As for the first part of that, yes, I had the feeling that others in the class wanted to focus on different aspects of the discussion. And I always have those in class who want to use Yoda and Manga as metaphors for the (often intelligent but round about) ideas they want to talk about. Then there are those students who know *exactly* what I want to talk about and wiggle in their seats out of embarrassment that the rest of class hasn't been intuitive enough to read my mind. Plus those who are simply curious and willing to participate (or argue) against anything that comes along. Etc. Yep.

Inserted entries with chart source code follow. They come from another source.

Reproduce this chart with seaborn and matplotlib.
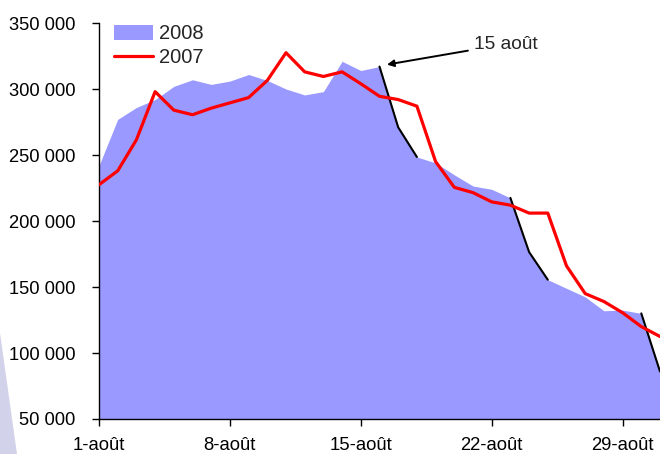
import numpy as np
import pandas as pd
import matplotlib
matplotlib.use("Agg")
import matplotlib.pyplot as plt
from matplotlib.patches import Patch, Polygon
from matplotlib.lines import Line2D
import seaborn as sns

# daily values, 1 to 31 August
days = list(range(1, 32))
v2008 = [242000, 277000, 286000, 292000, 302000, 307000, 303500, 306000, 311000, 306500,
         300000, 295500, 298000, 321000, 314000, 317000, 271000, 248500, 244000, 235000,
         226500, 224000, 217500, 176500, 155500, 149000, 142500, 132000, 132500, 130000,
         86000]
v2007 = [227500, 238000, 261500, 298000, 284000, 280500, 285500, 289500, 293500, 306500,
         327500, 313000, 309500, 313000, 304000, 294500, 292000, 287000, 245000, 225500,
         221500, 214500, 212000, 206000, 206000, 166000, 145000, 139000, 130500, 120000,
         112500]
# drops highlighted with a black edge (start day, end day)
drops = [(16, 18), (23, 25), (30, 31)]

xtick_days = [1, 8, 15, 22, 29]
xtick_labels = ["1-août", "8-août", "15-août", "22-août", "29-août"]
ytick_vals = [50000, 100000, 150000, 200000, 250000, 300000, 350000]
ytick_labels = ["50 000", "100 000", "150 000", "200 000", "250 000", "300 000", "350 000"]

df = pd.DataFrame({"jour": days, "2008": v2008, "2007": v2007})

sns.set_style("ticks")
plt.rcParams['font.family'] = ['Liberation Sans', 'DejaVu Sans']

fig = plt.figure(figsize=(6.6, 4.54), dpi=100)
ax = fig.add_axes([0.15, 0.0771, 0.85, 0.8722])

# faint shape at the bottom left of the original
fig.patches.append(Polygon([(0, 0.267), (0, 0), (0.026, 0)], closed=True,
                           transform=fig.transFigure, facecolor="#d2d2ea",
                           edgecolor="none", zorder=0))

ax.fill_between(df["jour"], 50000, df["2008"], color="#9999ff", linewidth=0, zorder=1)
for a, b in drops:
    seg = df[(df["jour"] >= a) & (df["jour"] <= b)]
    ax.plot(seg["jour"], seg["2008"], color="black", lw=1.5, zorder=2)
sns.lineplot(data=df, x="jour", y="2007", color="#ff0000", lw=2.3, ax=ax, zorder=3)

ax.set_xlim(1, 31)
ax.set_ylim(50000, 350000)
ax.set_xticks(xtick_days)
ax.set_xticklabels(xtick_labels)
ax.set_yticks(ytick_vals)
ax.set_yticklabels(ytick_labels)
ax.set_xlabel("")
ax.set_ylabel("")
ax.tick_params(axis="y", length=5, width=1, pad=12, labelsize=13.2, colors="black")
ax.tick_params(axis="x", length=5, width=1, pad=8, labelsize=13.3, colors="black")
sns.despine(ax=ax)
for s in ["left", "bottom"]:
    ax.spines[s].set_color("black")
    ax.spines[s].set_linewidth(1)

ax.annotate("15 août", xy=(16.4, 318500), xytext=(21.05, 334000),
            fontsize=13.8, va="center", ha="left",
            arrowprops=dict(arrowstyle="-|>", color="black", lw=1.4,
                            mutation_scale=10, shrinkA=2, shrinkB=0))

handles = [Patch(facecolor="#9999ff", edgecolor="none"),
           Line2D([0], [0], color="#ff0000", lw=2.3)]
ax.legend(handles, ["2008", "2007"], loc="upper left", bbox_to_anchor=(0.012, 1.017),
          frameon=False, fontsize=14.5, handlelength=1.95, handleheight=0.75,
          handletextpad=0.3, labelspacing=0.25, borderaxespad=0)

fig.savefig("out.png", dpi=100)
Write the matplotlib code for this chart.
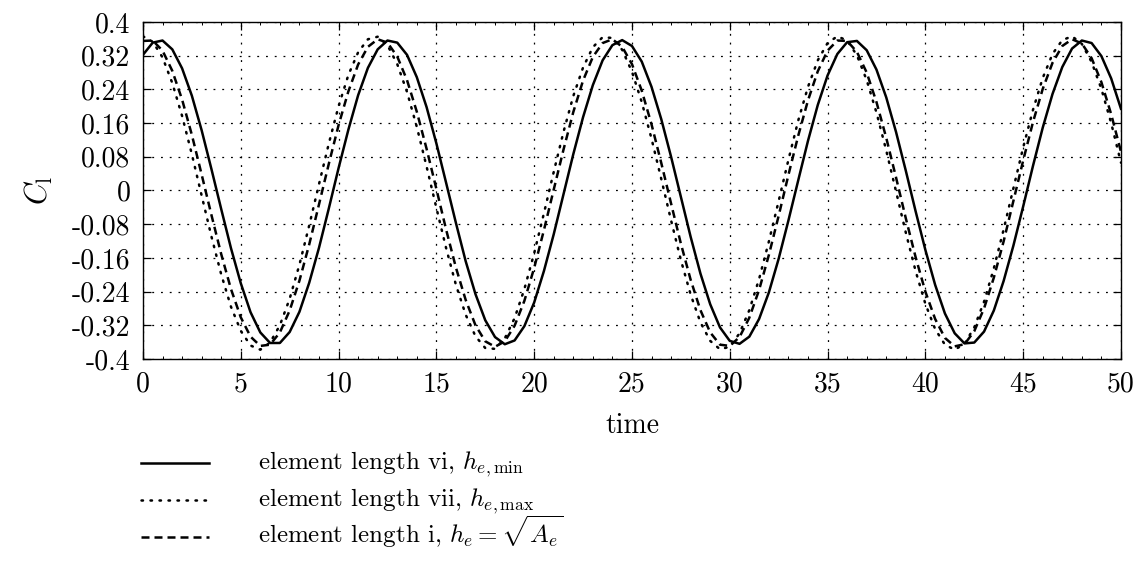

I feel like all of this should be healthy, but I don't know how to make it healthy when I feel like the topic is simple, not even ready for such healthy debate. That I'm supposed to be teaching them both writing and thinking at the same time, but sometimes I focus on writing and have to suspend the thinking side of things, but then they get confused and think they're supposed to tell me I'm full of shit, because that's what thinking people do, but I'm just trying to talk about paragraphs, you know, not like it's hugely controversial. But then they focus on the ideas in the paragraph, and suddenly it *is* actually controversial because global warming just happens to be controversial for reasons I don't understand, and then I'm distracted because I don't want to debate with born-again capitalists the worthwhile nature of considering biospheres, when actually that's not the focus of class.

But to their credit, I *do* try to sneak in my message, often environmentally concerned, even if what I'm focusing on is bloody paragraphs. So, it could be my fault, in that maybe if I focus on paragraphs, I should focus on boring, apolitical, no meaning paragraphs... just to have a rhetorical focus and not be distracted by derailing items of conversation.

'Course, maybe I put too much into it, this whole stupid teaching thing.

Anyhow: I have serious teaching issues. Big time. And with no support structure at all in place for any of these genuine concerns to be dealt with, except by me just dealing, by myself, because I get paid, because I do care, because I have a degree, and I think sometimes that some very simple issues become big ones because I don't know who to talk about them with. Certainly nobody I work with. (I got chewed out today for working in a computer lab, after a month of working in the computer lab, after having discussed it with the department head, who was the one who kinda chewed me out [at the bequest of another, administrative, department], even though my students have no computer lab, no writing or learning center, no library, no nothing apparently, available to them because it's the summer session, and the only people who need computer labs are my class and the administrative folks who are giving placement tests and ratting me out to my department boss because they can't talk to me in person and of course, what I need is more people telling me I've fucked up in some way or another).

As for the second issue; Yeah. How does one learn that?

SSS: I would say you know how to do the former, for sure though. At least always with me.
SSS: I meant latter. As in, you make people think. Not the former though, as in you deal well with paragraphs.